Verbatim de ma chronique du jour
La Banque Centrale Européenne joue la transparence avec la publication, pour la première fois aujourd’hui, des minutes de son comité de politique monétaire. On connaitra ainsi, avec plus de détails, la nature des arguments et la vivacité du débat lors de la décision sur la mise en œuvre du quantitative easing le 22 janvier dernier. Au regard de l’importance prise par la politique monétaire, cette décision était souhaitable et bienvenue.
Cela veut dire aussi que la Banque Centrale Européenne a changé profondément. La raison principale pour laquelle la BCE ne publiait pas les minutes de ses réunions était politique.
Le conseil des gouverneurs comprend en effet 6 membres de la BCE et les présidents ou gouverneurs de chacun des pays membres de la zone.
Lors de la création de la Banque chaque patron de banque centrale nationale arrivait avec ses méthodes et ses pratiques. La BCE ne souhaitait pas que les participants par leur prise de position puissent éventuellement être identifiés.
Cela aurait nui à la qualité du débat car il aurait toujours été possible de rapprocher une position prise d’un pays. Ce n’était pas souhaité dans le cadre d’une politique monétaire unique.
C’était un cadre très politique au sein duquel la BCE devait amalgamer et rendre cohérentes des réflexions théoriques et des pratiques sur la politique monétaire et la volonté de définir une stratégie monétaire unique. Il fallait avant tout trouver et définir un équilibre politique au sein même du conseil des gouverneurs.
La crise qui débute à l’été 2007 pour la BCE a bouleversé le rôle des banques centrales dans la gestion conjoncturelle. Elles ont pris une importance spectaculaire et conditionnent encore davantage l’environnement économique.
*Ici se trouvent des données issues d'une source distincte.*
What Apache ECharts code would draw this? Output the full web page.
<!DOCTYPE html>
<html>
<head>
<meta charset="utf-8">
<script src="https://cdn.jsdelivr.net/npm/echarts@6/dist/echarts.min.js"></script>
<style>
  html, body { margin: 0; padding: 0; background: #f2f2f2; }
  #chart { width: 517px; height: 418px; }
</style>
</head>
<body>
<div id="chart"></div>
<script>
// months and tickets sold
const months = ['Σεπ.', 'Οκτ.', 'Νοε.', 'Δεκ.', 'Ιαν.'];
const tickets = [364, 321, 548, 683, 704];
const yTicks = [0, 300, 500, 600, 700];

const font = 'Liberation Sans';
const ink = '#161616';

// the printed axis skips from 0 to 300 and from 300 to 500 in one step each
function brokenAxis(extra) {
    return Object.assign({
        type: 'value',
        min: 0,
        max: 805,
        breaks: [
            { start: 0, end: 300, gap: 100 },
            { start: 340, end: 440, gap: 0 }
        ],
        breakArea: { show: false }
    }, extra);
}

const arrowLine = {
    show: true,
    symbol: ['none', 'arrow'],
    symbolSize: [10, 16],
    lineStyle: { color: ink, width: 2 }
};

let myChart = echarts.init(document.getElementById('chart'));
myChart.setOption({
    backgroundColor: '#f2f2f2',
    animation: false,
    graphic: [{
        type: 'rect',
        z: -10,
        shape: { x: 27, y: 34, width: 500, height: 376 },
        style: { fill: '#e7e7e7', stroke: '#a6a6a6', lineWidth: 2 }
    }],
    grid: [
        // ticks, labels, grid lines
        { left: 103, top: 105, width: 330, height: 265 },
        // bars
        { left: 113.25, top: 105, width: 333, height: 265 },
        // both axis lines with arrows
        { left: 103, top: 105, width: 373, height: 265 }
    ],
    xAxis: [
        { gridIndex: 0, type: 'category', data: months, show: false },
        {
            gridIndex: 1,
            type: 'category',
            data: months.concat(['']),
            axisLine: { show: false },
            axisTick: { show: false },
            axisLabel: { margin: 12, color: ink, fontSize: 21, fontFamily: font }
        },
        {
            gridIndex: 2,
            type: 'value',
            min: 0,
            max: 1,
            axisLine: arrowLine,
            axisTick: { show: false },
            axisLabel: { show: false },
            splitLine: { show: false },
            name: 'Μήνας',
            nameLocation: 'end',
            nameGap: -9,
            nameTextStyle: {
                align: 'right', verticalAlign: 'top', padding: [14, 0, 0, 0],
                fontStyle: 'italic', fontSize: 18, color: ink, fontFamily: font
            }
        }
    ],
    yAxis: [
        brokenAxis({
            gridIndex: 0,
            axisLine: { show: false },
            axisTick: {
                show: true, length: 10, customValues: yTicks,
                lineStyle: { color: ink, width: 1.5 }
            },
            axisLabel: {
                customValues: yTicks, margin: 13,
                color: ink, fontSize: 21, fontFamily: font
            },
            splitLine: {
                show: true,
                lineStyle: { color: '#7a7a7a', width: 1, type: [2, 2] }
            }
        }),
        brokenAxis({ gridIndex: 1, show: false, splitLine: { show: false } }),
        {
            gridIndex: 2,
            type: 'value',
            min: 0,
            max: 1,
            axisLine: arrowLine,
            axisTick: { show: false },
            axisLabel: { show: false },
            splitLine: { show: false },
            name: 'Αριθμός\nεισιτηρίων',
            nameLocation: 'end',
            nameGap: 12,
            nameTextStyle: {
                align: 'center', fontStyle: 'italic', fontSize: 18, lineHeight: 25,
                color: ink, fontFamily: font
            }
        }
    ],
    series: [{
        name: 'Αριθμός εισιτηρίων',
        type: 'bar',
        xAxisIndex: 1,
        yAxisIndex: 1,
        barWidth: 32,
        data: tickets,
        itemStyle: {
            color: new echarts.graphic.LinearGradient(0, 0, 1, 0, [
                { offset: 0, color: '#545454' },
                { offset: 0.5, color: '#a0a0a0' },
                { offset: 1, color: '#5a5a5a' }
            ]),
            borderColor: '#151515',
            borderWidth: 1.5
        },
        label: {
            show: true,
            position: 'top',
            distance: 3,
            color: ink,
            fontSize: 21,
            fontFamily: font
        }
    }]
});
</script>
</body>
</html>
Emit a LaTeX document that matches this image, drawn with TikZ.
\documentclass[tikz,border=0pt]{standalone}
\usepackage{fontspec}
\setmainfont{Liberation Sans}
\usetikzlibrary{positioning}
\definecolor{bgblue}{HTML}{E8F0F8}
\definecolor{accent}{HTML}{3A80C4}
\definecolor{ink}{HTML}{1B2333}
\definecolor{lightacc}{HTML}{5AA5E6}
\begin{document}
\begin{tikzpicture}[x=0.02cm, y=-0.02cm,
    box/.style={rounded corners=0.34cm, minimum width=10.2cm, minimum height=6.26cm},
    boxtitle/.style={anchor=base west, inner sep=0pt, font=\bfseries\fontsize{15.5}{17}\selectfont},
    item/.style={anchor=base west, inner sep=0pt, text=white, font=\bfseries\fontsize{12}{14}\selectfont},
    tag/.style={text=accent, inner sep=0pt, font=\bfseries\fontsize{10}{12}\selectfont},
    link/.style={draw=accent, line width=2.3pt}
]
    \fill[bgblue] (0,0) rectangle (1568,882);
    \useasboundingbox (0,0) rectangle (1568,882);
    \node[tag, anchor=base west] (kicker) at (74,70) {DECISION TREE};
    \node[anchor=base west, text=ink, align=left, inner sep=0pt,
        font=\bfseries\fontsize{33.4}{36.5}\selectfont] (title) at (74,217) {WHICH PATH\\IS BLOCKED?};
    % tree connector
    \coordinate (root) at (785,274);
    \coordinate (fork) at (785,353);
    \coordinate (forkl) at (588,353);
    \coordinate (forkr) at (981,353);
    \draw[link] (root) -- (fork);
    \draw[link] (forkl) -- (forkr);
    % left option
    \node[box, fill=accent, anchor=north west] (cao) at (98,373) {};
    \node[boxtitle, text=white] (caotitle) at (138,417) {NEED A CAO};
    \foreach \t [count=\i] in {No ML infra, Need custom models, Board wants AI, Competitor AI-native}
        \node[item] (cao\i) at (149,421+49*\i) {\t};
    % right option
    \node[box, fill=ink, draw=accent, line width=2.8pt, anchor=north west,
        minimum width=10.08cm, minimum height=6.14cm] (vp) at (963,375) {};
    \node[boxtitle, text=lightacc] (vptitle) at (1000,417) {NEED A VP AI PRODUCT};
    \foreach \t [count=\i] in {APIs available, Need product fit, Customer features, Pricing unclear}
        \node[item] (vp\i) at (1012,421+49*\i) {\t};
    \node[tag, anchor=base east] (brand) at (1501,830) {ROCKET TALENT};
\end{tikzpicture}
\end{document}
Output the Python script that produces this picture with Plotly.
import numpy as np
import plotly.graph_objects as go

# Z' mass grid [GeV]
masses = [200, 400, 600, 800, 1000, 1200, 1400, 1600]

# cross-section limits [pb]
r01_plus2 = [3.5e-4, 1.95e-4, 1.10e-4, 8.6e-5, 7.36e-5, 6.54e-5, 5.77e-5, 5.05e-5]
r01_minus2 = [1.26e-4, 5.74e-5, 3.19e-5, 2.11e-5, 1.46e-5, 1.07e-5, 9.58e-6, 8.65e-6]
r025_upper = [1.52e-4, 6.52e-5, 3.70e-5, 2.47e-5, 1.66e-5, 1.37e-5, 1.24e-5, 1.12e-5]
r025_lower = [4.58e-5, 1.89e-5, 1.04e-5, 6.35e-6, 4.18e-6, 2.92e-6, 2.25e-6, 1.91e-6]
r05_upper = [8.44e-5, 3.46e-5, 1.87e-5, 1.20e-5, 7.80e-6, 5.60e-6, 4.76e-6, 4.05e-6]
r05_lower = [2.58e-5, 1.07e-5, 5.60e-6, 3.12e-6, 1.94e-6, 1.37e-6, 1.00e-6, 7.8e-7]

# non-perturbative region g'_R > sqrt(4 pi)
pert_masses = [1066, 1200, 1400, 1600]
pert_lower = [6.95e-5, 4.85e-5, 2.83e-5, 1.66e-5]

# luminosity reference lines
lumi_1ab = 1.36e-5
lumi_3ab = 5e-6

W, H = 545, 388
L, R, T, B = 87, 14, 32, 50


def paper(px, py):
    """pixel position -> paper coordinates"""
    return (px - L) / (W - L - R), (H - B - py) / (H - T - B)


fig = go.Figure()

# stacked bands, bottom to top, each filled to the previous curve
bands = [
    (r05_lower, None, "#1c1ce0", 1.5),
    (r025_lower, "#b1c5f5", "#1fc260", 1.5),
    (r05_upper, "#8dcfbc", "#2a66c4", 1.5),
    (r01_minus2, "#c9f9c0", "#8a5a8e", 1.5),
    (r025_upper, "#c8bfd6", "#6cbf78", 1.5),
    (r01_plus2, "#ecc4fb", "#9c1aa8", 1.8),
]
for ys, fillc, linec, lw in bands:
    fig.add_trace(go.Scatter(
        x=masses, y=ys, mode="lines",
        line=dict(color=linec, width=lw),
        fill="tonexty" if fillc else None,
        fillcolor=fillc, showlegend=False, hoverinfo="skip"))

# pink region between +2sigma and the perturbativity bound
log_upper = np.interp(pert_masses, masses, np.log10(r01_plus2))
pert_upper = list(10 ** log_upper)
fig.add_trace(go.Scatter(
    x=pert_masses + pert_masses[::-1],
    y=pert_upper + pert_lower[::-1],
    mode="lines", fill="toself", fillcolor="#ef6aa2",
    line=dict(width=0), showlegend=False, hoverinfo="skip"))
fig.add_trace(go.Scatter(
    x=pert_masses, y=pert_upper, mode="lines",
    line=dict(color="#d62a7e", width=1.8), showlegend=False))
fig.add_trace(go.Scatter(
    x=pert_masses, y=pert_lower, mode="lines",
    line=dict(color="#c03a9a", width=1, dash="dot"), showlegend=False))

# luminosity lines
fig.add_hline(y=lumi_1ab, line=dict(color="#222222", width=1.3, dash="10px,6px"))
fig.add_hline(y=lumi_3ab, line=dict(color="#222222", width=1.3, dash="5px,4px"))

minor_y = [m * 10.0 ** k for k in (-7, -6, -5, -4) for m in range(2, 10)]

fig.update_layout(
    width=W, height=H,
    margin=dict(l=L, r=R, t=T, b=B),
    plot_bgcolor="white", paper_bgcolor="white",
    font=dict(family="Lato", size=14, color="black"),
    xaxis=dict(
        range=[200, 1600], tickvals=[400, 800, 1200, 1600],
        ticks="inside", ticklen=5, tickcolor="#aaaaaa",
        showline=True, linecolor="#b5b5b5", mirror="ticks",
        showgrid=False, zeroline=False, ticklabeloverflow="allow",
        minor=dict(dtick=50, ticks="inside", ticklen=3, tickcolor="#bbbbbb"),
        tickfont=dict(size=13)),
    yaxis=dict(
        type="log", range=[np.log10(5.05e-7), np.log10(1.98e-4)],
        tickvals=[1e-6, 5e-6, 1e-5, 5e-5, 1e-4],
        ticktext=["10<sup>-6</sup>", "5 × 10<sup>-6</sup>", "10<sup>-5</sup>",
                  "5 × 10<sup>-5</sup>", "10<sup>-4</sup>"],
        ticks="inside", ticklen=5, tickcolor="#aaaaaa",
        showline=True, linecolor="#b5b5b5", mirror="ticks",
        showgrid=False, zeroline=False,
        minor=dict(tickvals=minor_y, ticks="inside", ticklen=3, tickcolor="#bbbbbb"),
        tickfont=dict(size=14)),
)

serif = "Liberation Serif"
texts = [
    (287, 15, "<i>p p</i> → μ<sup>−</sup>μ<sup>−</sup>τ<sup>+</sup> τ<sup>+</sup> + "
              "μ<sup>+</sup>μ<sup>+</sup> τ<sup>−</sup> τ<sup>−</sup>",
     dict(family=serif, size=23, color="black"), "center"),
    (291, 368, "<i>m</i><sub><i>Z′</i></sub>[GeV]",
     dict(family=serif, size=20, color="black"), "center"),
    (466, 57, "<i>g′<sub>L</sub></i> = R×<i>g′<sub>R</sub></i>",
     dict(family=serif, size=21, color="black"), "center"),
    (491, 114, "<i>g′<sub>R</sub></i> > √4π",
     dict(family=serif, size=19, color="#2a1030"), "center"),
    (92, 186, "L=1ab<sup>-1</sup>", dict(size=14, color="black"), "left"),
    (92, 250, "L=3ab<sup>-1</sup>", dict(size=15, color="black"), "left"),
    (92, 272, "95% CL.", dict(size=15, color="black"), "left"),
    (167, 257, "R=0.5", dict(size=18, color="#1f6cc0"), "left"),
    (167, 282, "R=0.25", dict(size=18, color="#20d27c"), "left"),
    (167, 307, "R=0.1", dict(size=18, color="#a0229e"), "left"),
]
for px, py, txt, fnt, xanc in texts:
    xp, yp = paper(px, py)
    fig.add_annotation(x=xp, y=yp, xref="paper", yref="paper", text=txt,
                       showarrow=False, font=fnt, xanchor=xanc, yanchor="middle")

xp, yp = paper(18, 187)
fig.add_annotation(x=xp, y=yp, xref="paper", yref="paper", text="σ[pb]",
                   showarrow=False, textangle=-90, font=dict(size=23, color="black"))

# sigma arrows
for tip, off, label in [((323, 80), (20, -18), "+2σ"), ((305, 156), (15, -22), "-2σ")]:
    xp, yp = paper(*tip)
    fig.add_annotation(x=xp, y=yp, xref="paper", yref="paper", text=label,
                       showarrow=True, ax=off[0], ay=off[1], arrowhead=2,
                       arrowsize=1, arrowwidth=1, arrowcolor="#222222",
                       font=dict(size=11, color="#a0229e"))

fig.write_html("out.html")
Pour la BCE outre les montants beaucoup plus élevés de ses interventions, la crise a progressivement bouleversé ses pratiques. Elle peut désormais s’engager dans la durée, ce qu’elle ne faisait pas avant la crise et qu’elle généralise aujourd’hui.
Les opérations de refinancements temporaires peuvent désormais se faire sur plusieurs années, comme les opérations de TLTRO mais ce n’est pas tout.
La BCE va acheter désormais des actifs qu’elle conservera et qui gonfleront durablement son bilan. Elle créera des euros en contrepartie. Surtout et c’est une pratique nouvelle, la BCE inscrit ses décisions sur ses taux d’intérêt dans la durée. Initialement la BCE ne s’engageait pas au-delà la réunion mensuelle suivante, Jean Claude Trichet l’a rappelé à de nombreuses reprises. Avec Mario Draghi, la BCE s’engage à maintenir ses taux d’intérêt très bas pendant très longtemps.
La BCE s’engage ainsi d’une manière plus profonde dans la gestion de la cité. Elle est passée d’un instrument de régulation à une institution plus politique avec une influence durable.
Ce changement du rôle de la BCE dans la cité date du 26 juillet 2012 lorsqu’à Londres, Mario Draghi avait indiqué que la banque centrale ferait le nécessaire pour assurer le fonctionnement de la zone Euro car l’euro n’était qu’un instrument au service de la construction politique qu’est l’Europe.
La BCE devenait alors une institution globale et non plus une mosaïque de banques centrales.
Pour cette importance nouvelle et ce rôle, il faut que la transparence de la BCE soit plus grande. Ce n’est pas une institution élue mais elle a des comptes à rendre à tous les citoyens de la zone. Les minutes des réunions du Conseil des gouverneurs centrés sur la politique monétaire vont largement participer à cette transparence et c’est tant mieux.